The usual credentialed Economist NPR asked for comment first tried to blame LABOR SHORTAGE!!! issues, including those the mainstream had associated with the pandemic (closed schools forcing parents to stay home, or workers somehow deathly afraid of working in close proximity with others) before then admitting:

CHRIS BARRETT: And there’s also the readjustment of the manufacturing process. As restaurants are quickly opening back up, the food manufacturers and processors have to retool to begin to supply again the bulk-packaged products that are being used by institutional food service providers.

With US retail sales continuing at an elevated rate, the pressures on the goods sector are going to remain intense.


Because, however, this is not inflation – there’s no monetary reasons behind the price gouge – the economy given enough time will adjust. And it has adjusted in some ways, very painful ways.

Painful in the sense beyond just hyped-up food prices and what we pay for gasoline lately, the services sector has instead born the brunt of this ongoing adjustment. Consumers have bought up goods (in retail sales) at the expense of what they aren’t buying in services (not in retail sales); better pricing for sparsely available goods stuck in supply chains, seeming never-ending recession for service providers.

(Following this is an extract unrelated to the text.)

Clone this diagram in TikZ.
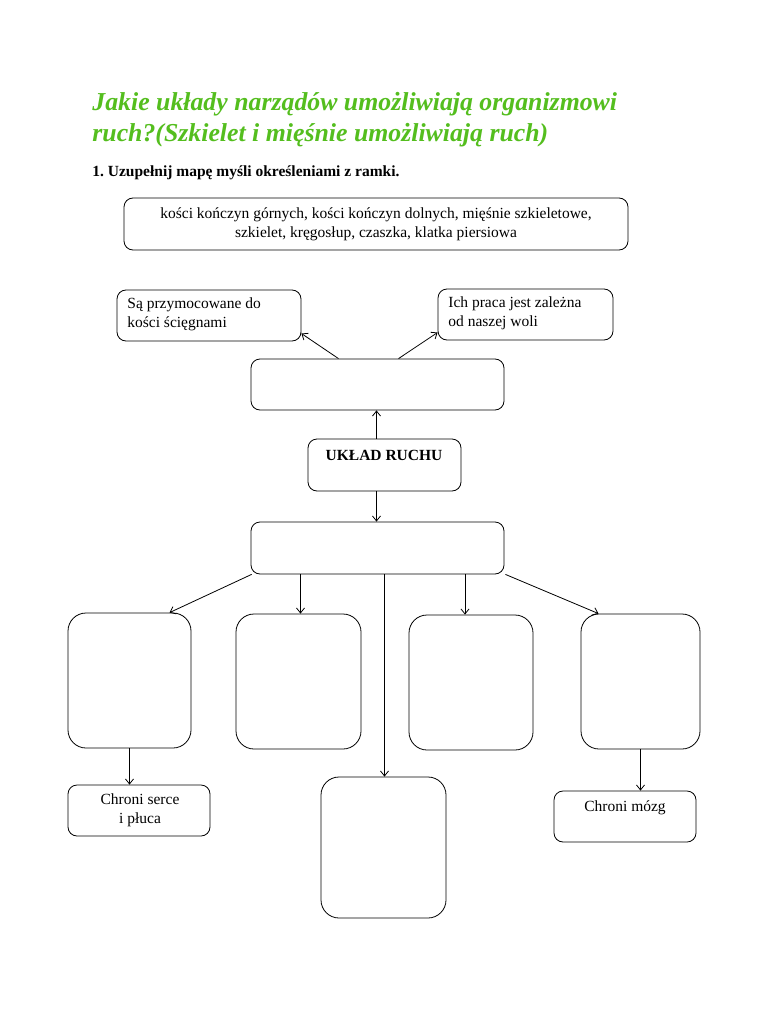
\documentclass[tikz,border=0pt]{standalone}
\usepackage{fontspec}
\setmainfont{Liberation Serif}
\usetikzlibrary{arrows.meta}
\definecolor{titlegreen}{RGB}{84,190,30}

\begin{document}
\frenchspacing
\begin{tikzpicture}[x=1pt,y=-1pt,>={Straight Barb[length=5pt,width=8pt]},line width=0.8pt]
  \tikzset{
    box/.style={draw,rounded corners=9pt,inner sep=0pt},
    tallbox/.style={draw,rounded corners=18pt,inner sep=0pt,minimum width=124pt,minimum height=135pt},
    txt/.style={inner sep=0pt,font=\fontsize{15.5}{19}\selectfont}
  }
  \fill[white] (0,0) rectangle (768,1024);
  \useasboundingbox (0,0) rectangle (768,1024);

  % title
  \node[anchor=base west,inner sep=0pt,align=left,text=titlegreen,
        font=\fontsize{25.8}{31}\selectfont\bfseries\itshape] (title) at (92,142)
        {Jakie układy narządów umożliwiają organizmowi\\ruch?(Szkielet i mięśnie umożliwiają ruch)};
  \node[anchor=base west,inner sep=0pt,font=\fontsize{15.5}{18}\selectfont\bfseries] (task) at (92,177)
        {1. Uzupełnij mapę myśli określeniami z ramki.};

  % word bank
  \node[box,minimum width=504pt,minimum height=52pt] (words) at (376,224) {};
  \node[txt,align=center,anchor=base] (wordstxt) at (376,237)
        {kości kończyn górnych, kości kończyn dolnych, mięśnie szkieletowe,\\szkielet, kręgosłup, czaszka, klatka piersiowa};

  % muscles branch
  \node[box,minimum width=184pt,minimum height=51pt] (lbox) at (209,315.5) {};
  \node[txt,align=left,anchor=base west] (lboxtxt) at (127,327) {Są przymocowane do\\kości ścięgnami};
  \node[box,minimum width=175pt,minimum height=51pt] (rbox) at (525.5,314.5) {};
  \node[txt,align=left,anchor=base west] (rboxtxt) at (448,326) {Ich praca jest zależna\\od naszej woli};
  \node[box,minimum width=253pt,minimum height=51pt] (musc) at (377.5,384.5) {};

  % centre
  \node[box,minimum width=153pt,minimum height=52pt] (uklad) at (384.5,465) {};
  \node[txt,anchor=base,font=\fontsize{15.5}{19}\selectfont\bfseries] (ukladtxt) at (384,460) {UKŁAD RUCHU};

  % skeleton branch
  \node[box,minimum width=253pt,minimum height=52pt] (skel) at (377.5,548) {};
  \node[tallbox,minimum width=123pt] (b1) at (129.5,680.5) {};
  \node[tallbox,minimum width=125pt] (b2) at (298.5,681.5) {};
  \node[tallbox] (b3) at (471,682.5) {};
  \node[tallbox,minimum width=119pt] (b4) at (640.5,681.5) {};
  \node[tallbox,minimum width=125pt,minimum height=141pt] (b5) at (383.5,847.5) {};
  \node[box,minimum width=142pt,minimum height=51pt] (serce) at (139,810.5) {};
  \node[txt,align=center,anchor=base] (sercetxt) at (140,823) {Chroni serce\\i płuca};
  \node[box,minimum width=142pt,minimum height=51pt] (mozg) at (625,816.5) {};
  \node[txt,anchor=base] (mozgtxt) at (625,811) {Chroni mózg};

  % arrows
  \draw[->] ([xshift=-39pt]musc.north) -- ([yshift=-18pt]lbox.east);
  \draw[->] ([xshift=21pt]musc.north) -- ([yshift=-18pt]rbox.west);
  \draw[->] ([xshift=-8pt]uklad.north) -- ([xshift=-8pt]uklad.north |- musc.south);
  \draw[->] ([xshift=-8pt]uklad.south) -- ([xshift=-8pt]uklad.south |- skel.north);
  \draw[->] ([xshift=1pt]skel.south west) -- ([xshift=40pt]b1.north);
  \draw[->] ([xshift=2pt]b2.north |- skel.south) -- ([xshift=2pt]b2.north);
  \draw[->] ([xshift=1pt]b5.north |- skel.south) -- ([xshift=1pt]b5.north);
  \draw[->] ([xshift=-6pt]b3.north |- skel.south) -- ([xshift=-6pt]b3.north);
  \draw[->] ([xshift=1pt]skel.south east) -- ([xshift=-42pt]b4.north);
  \draw[->] (b1.south) -- (b1.south |- serce.north);
  \draw[->] (b4.south) -- (b4.south |- mozg.north);
\end{tikzpicture}
\end{document}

According to the BEA’s last figures, overall services spending remains substantially lower than when the recession began last year. And it shows in services prices which had been temporarily boosted by Uncle Sam’s helicopter only to quickly, far more speedily and noticeably fall back in line with the prior, pre-existing disinflationary trend following a much smaller second camel hump.



Once the supply and other non-economic issues get sorted out, we would expect the same thing in goods, too. It is already shaping up this way, though bottlenecks and inefficiencies are sure to remain impediments and drags well into next year.

Those include other factors beyond food or domestic logistical nightmares. Port problems, foreign sourcing, etc. The accordion has played the entire global economy, and in one sense it has created the illusion of recovery and inflation out of a situation which in reality is nothing like either.

That’s the literal downside of transitory. We can see what the price bulge(s) had really been, and therefore what it never was.